J’aurais aimé que le côté humain de cette hospitalisation me donne envie de vous remercier sincèrement de votre aide et de votre soutien, d’admirer votre travail et votre courage. Je suis consciente qui ce qui est quelque chose d’exceptionnel pour les patients et leur entourage est le quotidien de votre personnel. J’imagine très bien le courage qu’il faut pour aller travailler tous les jours dans un contexte comme cela où les tâches, pas toujours gratifiantes se succèdent et les personnes que l’on soigne ne prennent pas toujours la peine de vous remercier (trop pris dans leur hâte de fermer la page de leur maladie). Mais j’ai du mal à croire que la solution pour y arriver était de se détacher complètement du côté humain si difficile à gérer mais aussi si important pour les malades et leurs soignants.
La clinique est un endroit où on vous aide à guérir, ou on vous soigne. Cela devrait être un soulagement d’y aller quand on sait que l’on va en sortir guéri et non une appréhension, une épreuve par laquelle on doit passer coûte que coûte.
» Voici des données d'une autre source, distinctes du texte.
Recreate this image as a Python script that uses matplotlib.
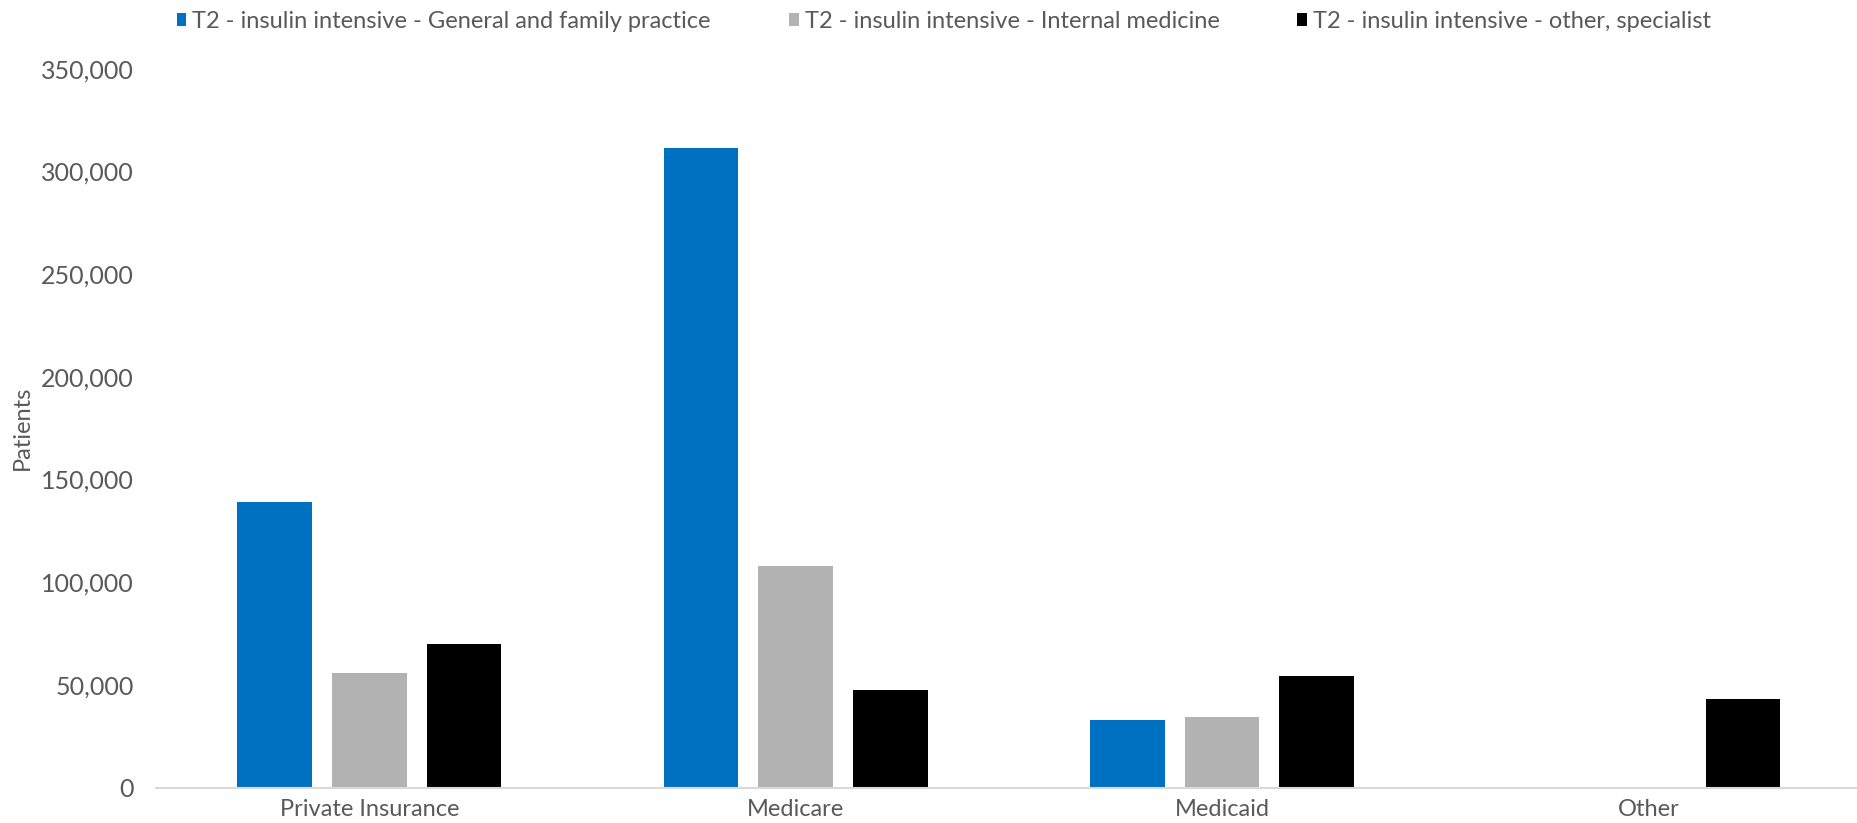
import matplotlib.pyplot as plt
import numpy as np
from matplotlib.ticker import FuncFormatter

plt.rcParams['font.family'] = ['Lato', 'DejaVu Sans']

# Data
categories = ["Private Insurance", "Medicare", "Medicaid", "Other"]
series_names = [
    "T2 - insulin intensive - General and family practice",
    "T2 - insulin intensive - Internal medicine",
    "T2 - insulin intensive - other, specialist",
]
general_family = [139000, 311500, 32800, 0]
internal_med = [55900, 107800, 34600, 0]
other_specialist = [69800, 47300, 54200, 43200]
colors = ["#0070c0", "#b2b2b2", "#000000"]

fig = plt.figure(figsize=(18.58, 8.23), dpi=100)
ax = fig.add_axes([0.084, 0.043, 0.918, 0.8735])

x = np.arange(len(categories))
width = 0.175
step = 0.222
for i, (vals, name, col) in enumerate(zip([general_family, internal_med, other_specialist], series_names, colors)):
    ax.bar(x + (i - 1) * step, vals, width, color=col, label=name)

ax.set_xlim(-0.5, 3.5)
ax.set_ylim(0, 350000)
ax.set_yticks(np.arange(0, 350001, 50000))
ax.yaxis.set_major_formatter(FuncFormatter(lambda v, p: f"{int(v):,}"))
ax.set_xticks(x)
ax.set_xticklabels(categories)
ax.tick_params(axis='both', length=0, labelsize=17, colors="#595959")
ax.tick_params(axis='y', labelsize=18, pad=16)
ax.tick_params(axis='x', pad=8)
for s in ['top', 'right', 'left']:
    ax.spines[s].set_visible(False)
ax.spines['bottom'].set_color("#d9d9d9")
ax.spines['bottom'].set_linewidth(1.5)
ax.set_ylabel("Patients", fontsize=17, color="#595959", labelpad=6)

fig.legend(loc='center left', bbox_to_anchor=(0.095, 0.974), ncol=3, frameon=False,
           fontsize=17, labelcolor="#595959", handlelength=0.42, handleheight=0.42,
           handletextpad=0.25, columnspacing=3.3, borderaxespad=0, borderpad=0)

plt.savefig("out.png", dpi=100)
Je vous remercie d’avoir pris la peine de lire mes impressions. Et je vous remercie pour l’aide apportée à mon fils. Je n’avais pas pu vous remercier au moment de notre sortie puisque comme vous l’aurez compris j’avais hâte de sortir de votre clinique, tellement j’ai subi cette hospitalisation de mon fils comme une contrainte inévitable. Mais je vous suis reconnaissante des soins médicaux apporté à mon enfant.